▸ Supplied records:
******************************

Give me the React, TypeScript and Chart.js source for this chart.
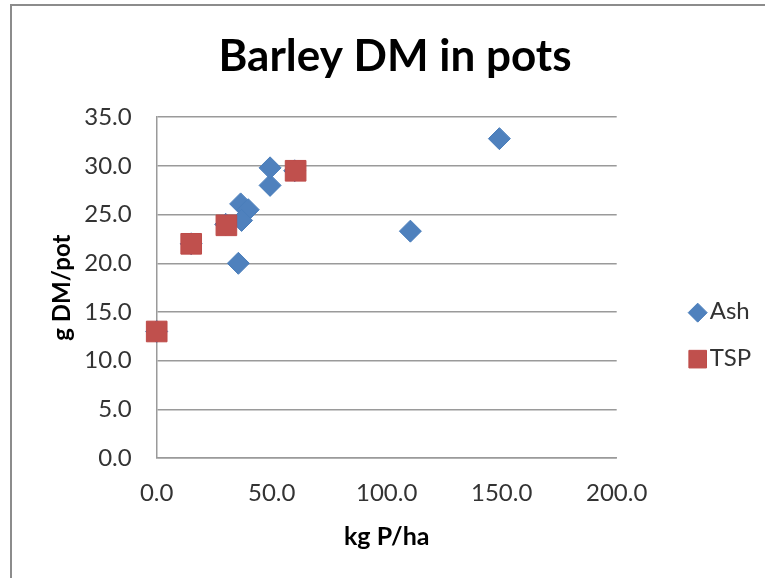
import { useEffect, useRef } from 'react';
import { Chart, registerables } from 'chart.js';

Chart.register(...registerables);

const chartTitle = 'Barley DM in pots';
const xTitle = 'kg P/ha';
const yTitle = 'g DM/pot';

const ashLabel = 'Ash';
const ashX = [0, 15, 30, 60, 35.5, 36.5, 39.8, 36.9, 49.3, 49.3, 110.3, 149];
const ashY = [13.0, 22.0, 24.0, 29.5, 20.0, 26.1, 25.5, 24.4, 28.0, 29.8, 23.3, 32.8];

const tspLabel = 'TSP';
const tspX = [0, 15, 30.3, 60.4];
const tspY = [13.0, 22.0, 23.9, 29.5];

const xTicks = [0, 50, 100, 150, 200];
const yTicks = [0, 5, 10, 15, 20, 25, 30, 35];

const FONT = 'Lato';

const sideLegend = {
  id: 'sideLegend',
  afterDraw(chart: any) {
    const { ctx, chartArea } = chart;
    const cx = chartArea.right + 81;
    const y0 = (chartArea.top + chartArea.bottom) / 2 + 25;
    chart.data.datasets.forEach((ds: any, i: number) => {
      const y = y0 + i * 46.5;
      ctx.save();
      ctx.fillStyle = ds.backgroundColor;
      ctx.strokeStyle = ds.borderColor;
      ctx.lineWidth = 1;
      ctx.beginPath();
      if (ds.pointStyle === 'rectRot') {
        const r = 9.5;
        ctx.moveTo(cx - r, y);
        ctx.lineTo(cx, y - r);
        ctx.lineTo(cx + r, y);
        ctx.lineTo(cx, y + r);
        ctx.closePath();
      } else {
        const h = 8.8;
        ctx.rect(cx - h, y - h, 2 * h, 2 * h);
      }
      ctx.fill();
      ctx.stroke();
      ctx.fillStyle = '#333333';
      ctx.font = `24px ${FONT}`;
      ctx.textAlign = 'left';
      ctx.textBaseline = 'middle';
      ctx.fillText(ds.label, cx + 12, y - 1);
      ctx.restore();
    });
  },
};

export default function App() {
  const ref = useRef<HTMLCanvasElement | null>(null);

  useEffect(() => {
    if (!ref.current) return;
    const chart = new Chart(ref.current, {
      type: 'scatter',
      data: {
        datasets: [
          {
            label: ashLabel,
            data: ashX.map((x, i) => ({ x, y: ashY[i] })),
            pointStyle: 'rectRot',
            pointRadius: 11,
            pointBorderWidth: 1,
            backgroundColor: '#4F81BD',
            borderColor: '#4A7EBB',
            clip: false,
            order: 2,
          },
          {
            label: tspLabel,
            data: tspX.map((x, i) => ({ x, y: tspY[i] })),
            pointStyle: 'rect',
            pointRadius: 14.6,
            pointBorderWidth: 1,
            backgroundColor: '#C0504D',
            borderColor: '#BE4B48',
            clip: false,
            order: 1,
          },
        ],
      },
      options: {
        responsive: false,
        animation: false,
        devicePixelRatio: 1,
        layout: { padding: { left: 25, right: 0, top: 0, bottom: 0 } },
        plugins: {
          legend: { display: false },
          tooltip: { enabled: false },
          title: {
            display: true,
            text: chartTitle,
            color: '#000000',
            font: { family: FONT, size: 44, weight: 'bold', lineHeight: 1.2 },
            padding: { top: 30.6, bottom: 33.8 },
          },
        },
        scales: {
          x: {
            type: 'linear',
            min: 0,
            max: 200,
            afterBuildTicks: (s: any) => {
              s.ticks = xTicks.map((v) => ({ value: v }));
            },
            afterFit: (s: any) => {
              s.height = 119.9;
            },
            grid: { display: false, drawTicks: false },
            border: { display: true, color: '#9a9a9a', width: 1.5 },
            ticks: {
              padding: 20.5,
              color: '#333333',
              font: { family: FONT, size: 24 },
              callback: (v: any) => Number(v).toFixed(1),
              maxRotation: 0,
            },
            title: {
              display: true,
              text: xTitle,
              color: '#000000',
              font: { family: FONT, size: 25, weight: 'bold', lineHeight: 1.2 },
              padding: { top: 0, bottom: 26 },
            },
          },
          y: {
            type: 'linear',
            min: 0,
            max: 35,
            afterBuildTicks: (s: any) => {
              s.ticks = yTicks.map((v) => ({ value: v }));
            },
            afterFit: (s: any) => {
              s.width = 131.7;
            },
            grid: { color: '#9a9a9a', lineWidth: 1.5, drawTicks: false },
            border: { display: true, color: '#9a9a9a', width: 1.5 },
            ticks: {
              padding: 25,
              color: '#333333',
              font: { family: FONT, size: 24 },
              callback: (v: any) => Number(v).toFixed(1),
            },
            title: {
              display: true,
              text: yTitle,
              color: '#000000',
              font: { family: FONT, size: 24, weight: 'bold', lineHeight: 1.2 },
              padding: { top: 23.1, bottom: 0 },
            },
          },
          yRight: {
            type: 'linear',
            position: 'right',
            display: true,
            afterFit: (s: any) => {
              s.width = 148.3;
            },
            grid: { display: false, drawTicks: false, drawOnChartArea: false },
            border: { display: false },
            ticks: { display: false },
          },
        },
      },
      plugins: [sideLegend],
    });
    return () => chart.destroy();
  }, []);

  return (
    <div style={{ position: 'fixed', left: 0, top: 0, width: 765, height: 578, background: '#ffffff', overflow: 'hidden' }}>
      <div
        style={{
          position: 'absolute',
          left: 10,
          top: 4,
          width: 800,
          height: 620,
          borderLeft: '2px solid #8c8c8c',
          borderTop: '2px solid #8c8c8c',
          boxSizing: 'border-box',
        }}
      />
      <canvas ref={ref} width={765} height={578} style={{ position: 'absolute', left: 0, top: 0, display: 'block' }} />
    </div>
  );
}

******************************

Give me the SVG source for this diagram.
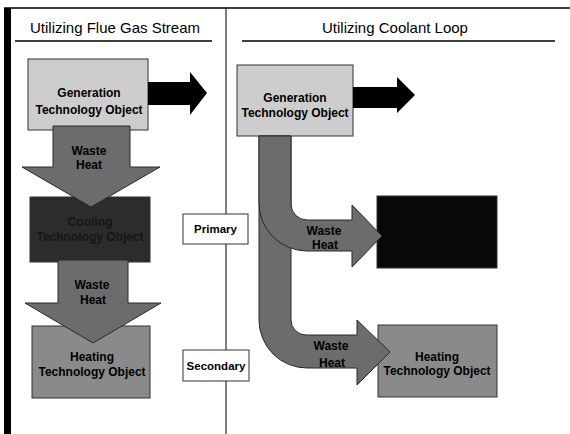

******************************

▸ Work to complete:
Pictures are not part of the copy. Write out only the lines from the one containing "Give me the React, TypeScript" through the one containing "const FONT = 'Lato';", exactly as they stand, both included.

▸ Expected output:
Give me the React, TypeScript and Chart.js source for this chart.
import { useEffect, useRef } from 'react';
import { Chart, registerables } from 'chart.js';

Chart.register(...registerables);

const chartTitle = 'Barley DM in pots';
const xTitle = 'kg P/ha';
const yTitle = 'g DM/pot';

const ashLabel = 'Ash';
const ashX = [0, 15, 30, 60, 35.5, 36.5, 39.8, 36.9, 49.3, 49.3, 110.3, 149];
const ashY = [13.0, 22.0, 24.0, 29.5, 20.0, 26.1, 25.5, 24.4, 28.0, 29.8, 23.3, 32.8];

const tspLabel = 'TSP';
const tspX = [0, 15, 30.3, 60.4];
const tspY = [13.0, 22.0, 23.9, 29.5];

const xTicks = [0, 50, 100, 150, 200];
const yTicks = [0, 5, 10, 15, 20, 25, 30, 35];

const FONT = 'Lato';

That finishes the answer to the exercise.